Mr. Tyler was the Army Air Forces’ first lieutenant on temporary duty at Fort Shafter’s radar information center on the morning of Dec. 7, 1941, when a radar operator on the northern tip of the island reported that he and another private were seeing an unusually large “blip” on their radar screen, indicating a large number of aircraft about 132 miles away and fast approaching.
“Don’t worry about it,” Tyler told the radar operator, thinking it was a flight of U.S. B-17 bombers that was due in from the mainland.
Instead, the blip on the radar screen was the first wave of more than 180 Japanese fighters, torpedo bombers, dive bombers and horizontal bombers whose surprise attack on Pearl Harbor and the island’s main airfields shortly before 8 a.m. plunged the United States into World War II.
“I wake up at nights sometimes and think about it,” Mr. Tyler said in a 2007 interview with the Star-Ledger of Newark, N.J. “But I don’t feel guilty. I did all I could that morning.”
Mr. Tyler, who suffered two strokes within the last two years, died Jan. 23 at his home in San Diego at age 96.
After Pearl Harbor, Mr. Tyler flew combat missions in the Pacific. He retired from the Air Force as a lieutenant colonel in 1961 and earned a degree in business from San Diego State University. He then launched a career in real estate and later became a landlord.
But there always was the memory of his role on Dec. 7, his infamous words immortalized in history books, articles, documentaries and a 1970 movie about the attack on Pearl Harbor, “Tora! Tora! Tora!” Often ridiculed and second-guessed, Mr. Tyler occasionally received angry letters blasting him for not taking action that day.

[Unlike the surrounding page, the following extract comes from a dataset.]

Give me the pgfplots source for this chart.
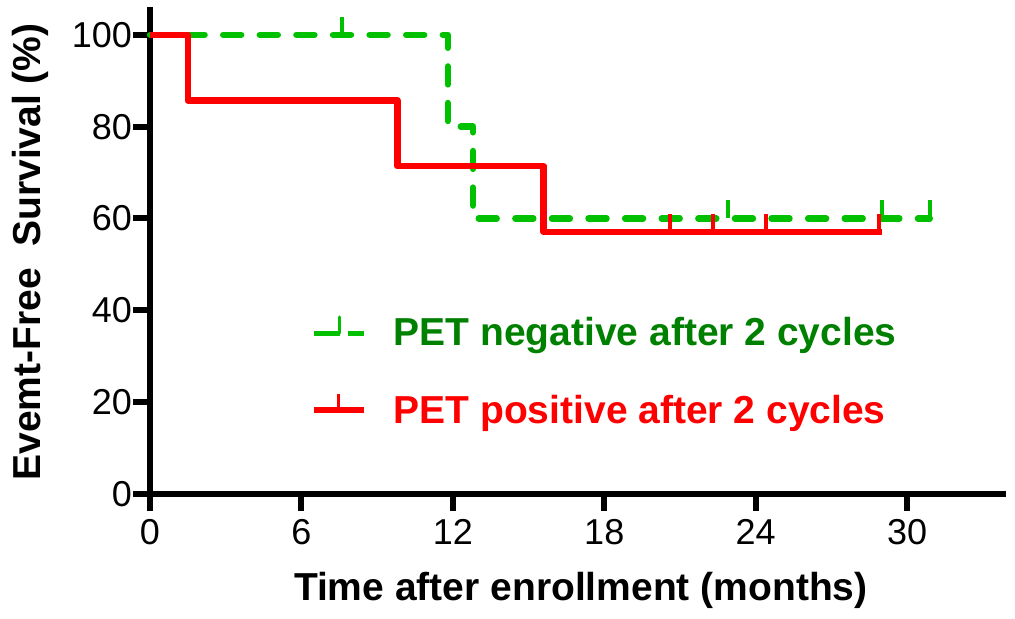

And audiences watching the Pearl Harbor documentary at the Pearl Harbor Visitor Center theater still groan when they hear Mr. Tyler’s response to the radar report.
“He’s certainly a footnote to the Pearl Harbor history and the most misunderstood actor in this drama,” said Daniel Martinez, chief historian for the National Park Service at World War II Valor in the Pacific National Monument in Pearl Harbor.
Mr. Tyler, a fighter pilot assigned to the 78th Pursuit Squadron at Wheeler Field, was working the 4 to 8 a.m. shift as the officer on duty at the Fort Shafter radar information center on Dec. 7.
“He was never trained for that job,” Martinez said. “He had a walk-through the previous Wednesday but had never spent a full day there.
No matter how professional and well trained the military is , mistakes are made. People make mistakes. I remember reading about Lt Tyler on a marker in Hawaii. Radar was a new technology at the time. It was just a tragic mistake.
Ironically, this summer, I heard of another mistake that affected many of our brave heroes of the 82nd, probably including my brother! Just before D-Day a new piece of safety equipment came to the attention of the leaders. It was a way to strap the rife and other needed equipment to the soldier’s leg for hands free jumping. The British and Aussie paratroopers had training on the proper adjustment. The Americans had no time to practice and were just instructed verbally how to to assemble and wear the equipment. Sadly , in the jump, because of inaccurate assembly, the gun and other important equipment were lost in the fall and the paratrooper had only a knife with which to protect himself.